Stepping stones in CO₂ utilization Synthesis and evaluation of oxalic- and glycolic acid (co)polyesters

Plastic materials have become indispensable in everyday life because of their versatility, high durability, lightness and low cost. As a consequence their demand continues to increase steadily, accompanied by an increasing requirement of fossil resources, both for energy and building blocks, as about 99 % of the current feedstock for polymers is fossil-based. Unfortunately, this trend is accompanied by higher emissions by the industry and leakage during production, transport and through consumer usage and disposal. This mismanaged plastic waste causes unprecedented harm to ecosystems.

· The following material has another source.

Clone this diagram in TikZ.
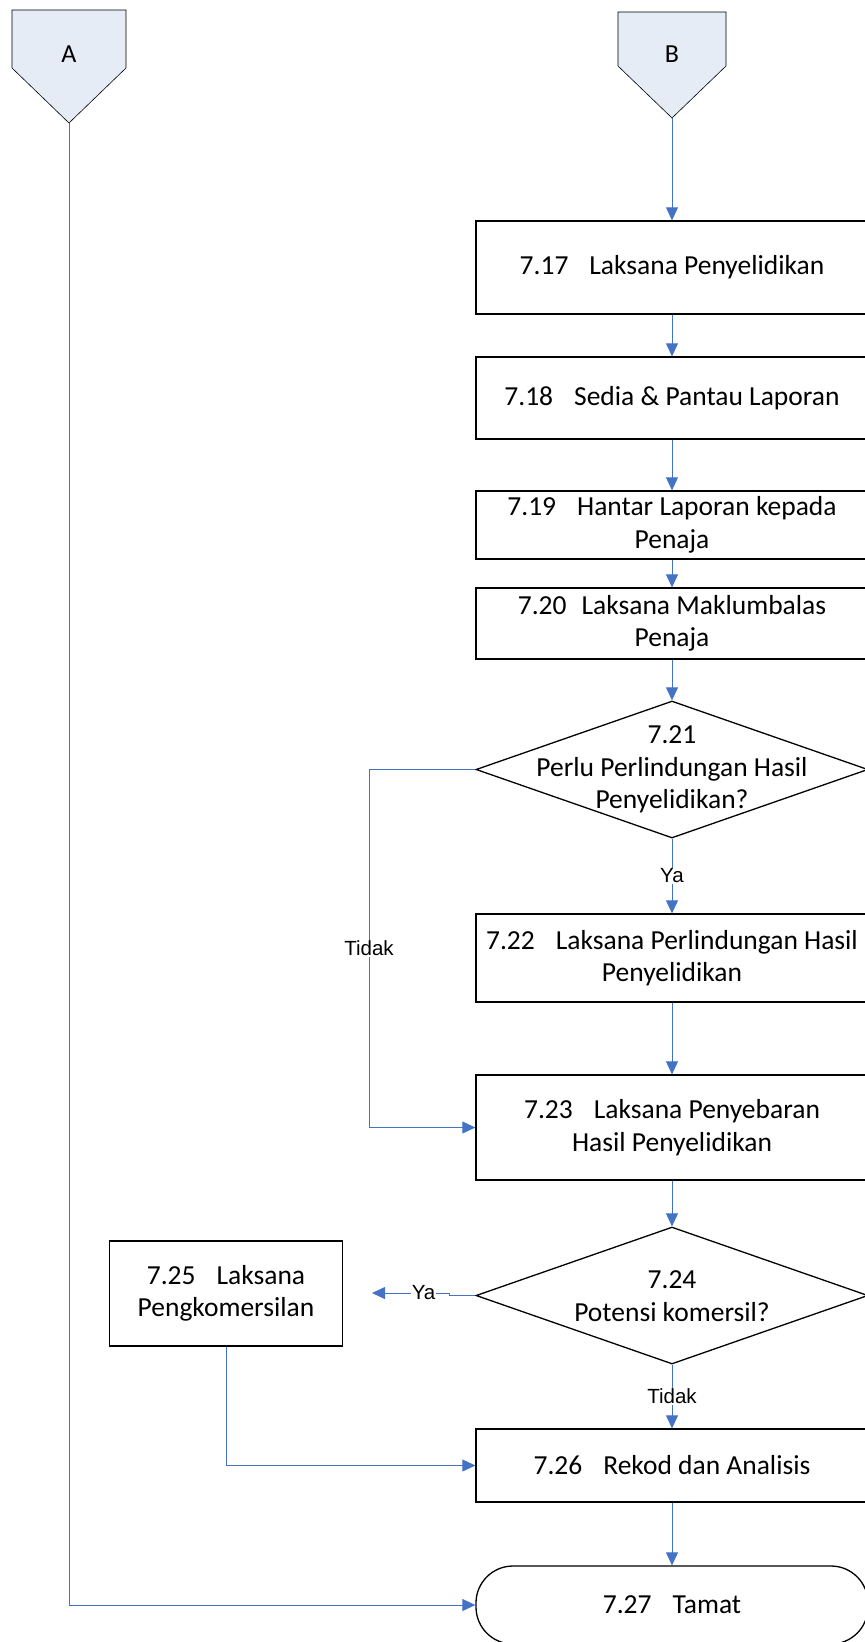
\documentclass[tikz,border=0pt]{standalone}
\usepackage{fontspec}
\setmainfont{Carlito}
\newfontfamily\arialf{Liberation Sans}
\usetikzlibrary{arrows.meta,shapes.geometric}
\definecolor{connblue}{HTML}{4472C4}
\definecolor{pentafill}{HTML}{E6ECF6}
\newcommand{\gp}{\hspace{21pt}}
\tikzset{
 boxfont/.style={font=\fontsize{27.5}{32.5}\selectfont},
 procbox/.style={draw=black,line width=1.3pt,rectangle,minimum width=392pt,inner sep=0pt,align=center,boxfont},
 smallbox/.style={draw=black,line width=1.3pt,rectangle,inner sep=0pt,align=center,boxfont},
 decbox/.style={draw=black,line width=1.3pt,diamond,minimum width=392pt,minimum height=137pt,inner sep=0pt},
 dectext/.style={align=center,boxfont,inner sep=0pt},
 termbox/.style={draw=black,line width=1.3pt,rectangle,rounded corners=37pt,minimum width=392pt,minimum height=78pt,inner sep=0pt,boxfont},
 flow/.style={draw=connblue,line width=0.8pt,-{Triangle[length=13pt,width=12pt]}},
 lbl/.style={fill=white,inner sep=1pt,text=black,font=\arialf\fontsize{20.5}{24}\selectfont},
 pentashape/.style={fill=pentafill,draw=black,line width=0.6pt},
 pentalabel/.style={inner sep=0pt,font=\fontsize{26}{30}\selectfont},
}
\begin{document}
\begin{tikzpicture}[x=1pt,y=-1pt]
\useasboundingbox (0,0) rectangle (865,1642);
\clip (0,0) rectangle (865,1642);

% off-page connectors
\filldraw[pentashape] (12,10) -- (126,10) -- (126,68) -- (69,123) -- (12,68) -- cycle;
\coordinate (Apt) at (69,123);
\node[pentalabel] (A) at (69,54) {A};
\filldraw[pentashape] (618,12) -- (726,12) -- (726,66) -- (672,118) -- (618,66) -- cycle;
\coordinate (Bpt) at (672,118);
\node[pentalabel] (B) at (672,54) {B};

% process boxes
\node[procbox,minimum height=93pt] (b17) at (672,267.5) {7.17\gp Laksana Penyelidikan};
\node[procbox,minimum height=82pt] (b18) at (672,398) {7.18\gp Sedia \& Pantau Laporan};
\node[procbox,minimum height=68pt] (b19) at (672,525) {7.19\gp Hantar Laporan kepada\\Penaja};
\node[procbox,minimum height=71pt] (b20) at (672,623.5) {7.20\hspace{15pt}Laksana Maklumbalas\\Penaja};
\node[decbox] (d21) at (672,769.5) {};
\node[dectext] (d21t) at (672,769.5) {7.21\\Perlu Perlindungan Hasil\\Penyelidikan?};
\node[procbox,minimum height=88pt] (b22) at (672,958) {7.22\gp Laksana Perlindungan Hasil\\Penyelidikan};
\node[procbox,minimum height=105pt] (b23) at (672,1127.5) {7.23\gp Laksana Penyebaran\\Hasil Penyelidikan};
\node[decbox] (d24) at (672,1295.5) {};
\node[dectext] (d24t) at (672,1296) {7.24\\Potensi komersil?};
\node[smallbox,minimum width=233pt,minimum height=105pt] (b25) at (226,1293.5) {7.25\gp Laksana\\Pengkomersilan};
\node[procbox,minimum height=73pt] (b26) at (672,1465.5) {7.26\gp Rekod dan Analisis};
\node[termbox] (t27) at (672,1605) {7.27\gp Tamat};

% helper coordinates
\coordinate (tk1) at (369,769.5);
\coordinate (j1) at (449,1295.5);
\coordinate (j2) at (449,1293);
\coordinate (yend) at (372,1293);

% connectors
\draw[flow] (Bpt) -- (b17.north);
\draw[flow] (b17) -- (b18);
\draw[flow] (b18) -- (b19);
\draw[flow] (b19) -- (b20);
\draw[flow] (b20.south) -- (d21.north);
\draw[flow] (d21.south) -- node[lbl]{Ya} (b22.north);
\draw[flow] (d21.west) -- (tk1) -- node[lbl]{Tidak} (tk1 |- b23.west) -- (b23.west);
\draw[flow] (b22) -- (b23);
\draw[flow] (b23.south) -- (d24.north);
\draw[flow] (d24.west) -- (j1) -- (j2) -- node[lbl,pos=0.33]{Ya} (yend);
\draw[flow] (d24.south) -- node[lbl]{Tidak} (b26.north);
\draw[flow] (b25.south) |- (b26.west);
\draw[flow] (b26) -- (t27);
\draw[flow] (Apt) |- (t27.west);
\end{tikzpicture}
\end{document}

The aforementioned issues prompt the need to rethink the entire plastic value chain. While for energy many options are available to decouple from fossil feedstocks, for plastic materials the only alternative carbon sources are biomass, existing plastics (via recycling) and in the long-term CO2. The fact that CO2 is naturally abundant, nontoxic, inexpensive, a non-oxidant and renewable, makes it a promising feedstock. Finally, the use of CO2 as feedstock can leade to negative emissions required to reach “net zero” in the second half of this century. The research presented in this thesis is part of the OCEAN (EU Horizon 2020 Spire program) project in which a new route to produce polymers using CO2 as circular feedstock is developed. CO2 can be electrochemically reduced to formic acid derivatives that can be subsequently converted into useful monomers such as oxalic acid and glycolic acid. We focused on investigating synthesis routes to produce polyesters based on those monomers and on studying their properties and assessing potential applications.